Ketika saya TK, ibu saya nyaris tak pernah mengantar dan menjemput ke sekolah. Saya selalu mencari teman yang diantar oramg tuanya. Sampai akhirnya saya menjadi lebih lihai dan bisa pergi dan pulang sendiri. Tentu dalam hal ini harus disesuaikan dengan kondisi yang ada sekarang. Intinya, pemberian pengalaman bagi anak, merupakan kesempatan bagi otaknya untuk berkembang dengan optimal.

Saya dulu juga tidak dengan mudah mendapatkan apa yang saya mau. Pembatasan uang jajan berlaku bahkan hingga saya kuliah. Akibatnya saya sudah terlatih berjualan sejak SD. Pengalaman berjualan itu memberikan pengalaman baru lagi bagi saya. Kalau dari sisi neurosains, jumlah sel saraf yang terhubung (akibat kurangnya uang jajan), semakin banyak. Menurut seorang ahli, jika semua sel saraf terhubung, otak kita kita bisa menyelimuti satu Galaksi bila dihamparkan (Maasyaa Allah).

Menunda kenikmatan juga bisa menjadi salah satu cara. Misalnya jika seorang anak menginginkan minum es jeruk. Menundanya beberapa saat bisa merangsang bagian otak tertentu. Hal ini ditempuh dengan cara yang cantik tentunya. Misalnya, sebelum membuat jus jeruk, kita membersihkan diri dulu, mencuci gelas-gelas yang kotor, dan sebagainya.

Membiarkan anak naik angkutan umum juga memberikan pengalaan yang baik. Dalam proses itu, anak akan melihat berbagai peristiwa; para penumpang, orang-orang yang berjualan, petugas karcis, pengemis, dan sebagainya. Hal ini tentu memperkaya pengalaman emosi dan rangsangan rasionalnya, di sampung juga memberikan aktivitas fisik.

Intinya, kita sebagai orang tua kadangkala cemas anak-anak kita akan menderita dengan perlakuan tertentu. Kita khawatir bila anak-anak naik sepeda dia akan jatuh, kita khawatir anak-anak tersesat bila dia naik angkutan sendiri, khawatir anak kelaparan, kelelahan, tidak bisa, khawatir ini, itu, dan sebagainya. Padahal orang tua yang khawatir akan menghasilkan anak yang khawatir, karena pikiran emosi itu menular.

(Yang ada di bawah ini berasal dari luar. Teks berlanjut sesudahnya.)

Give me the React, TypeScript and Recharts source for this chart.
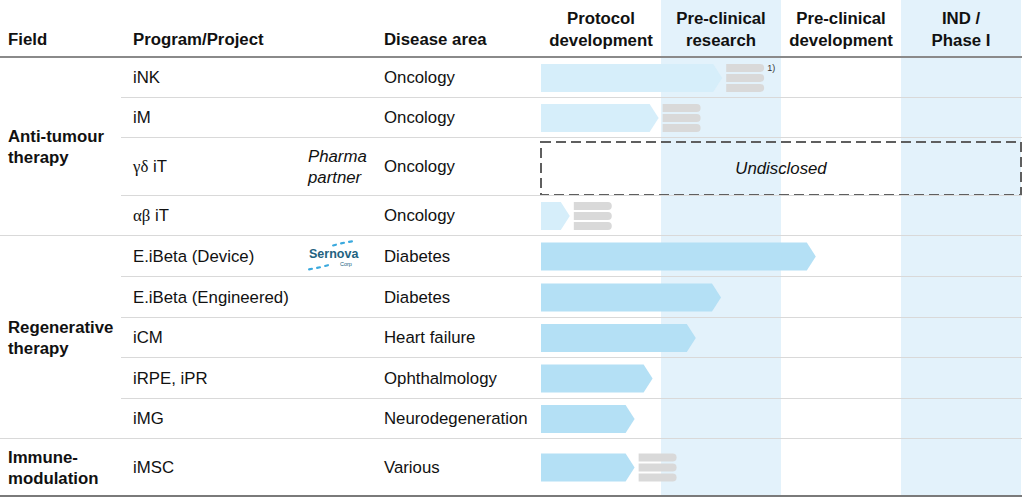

Apa yang dihasilkan dari anak-anak yang serbacemas? kurangnya kepercayaan diri, kreativitas, inisiatif.

Jadi, aturlah agar anak-anak mendapatkan sebanyak-banyaknya rangsangan untuk pertumbuhan otaknya, namun perhatikan juga langkah-langkah teknisnya sampai ia menajdi seorang anak yang tangguh.

Terima kasih untuk kedua orang tua saya yang membiarkan saya naik angkot sejak kelas 3 SD, berbelanja di pasar sejak kelas 4 SD, mengasuh adik sejak kelas 5 SD, dan membiarkan saya memasak apapun yang ingin saya makan sendiri sejak kecil.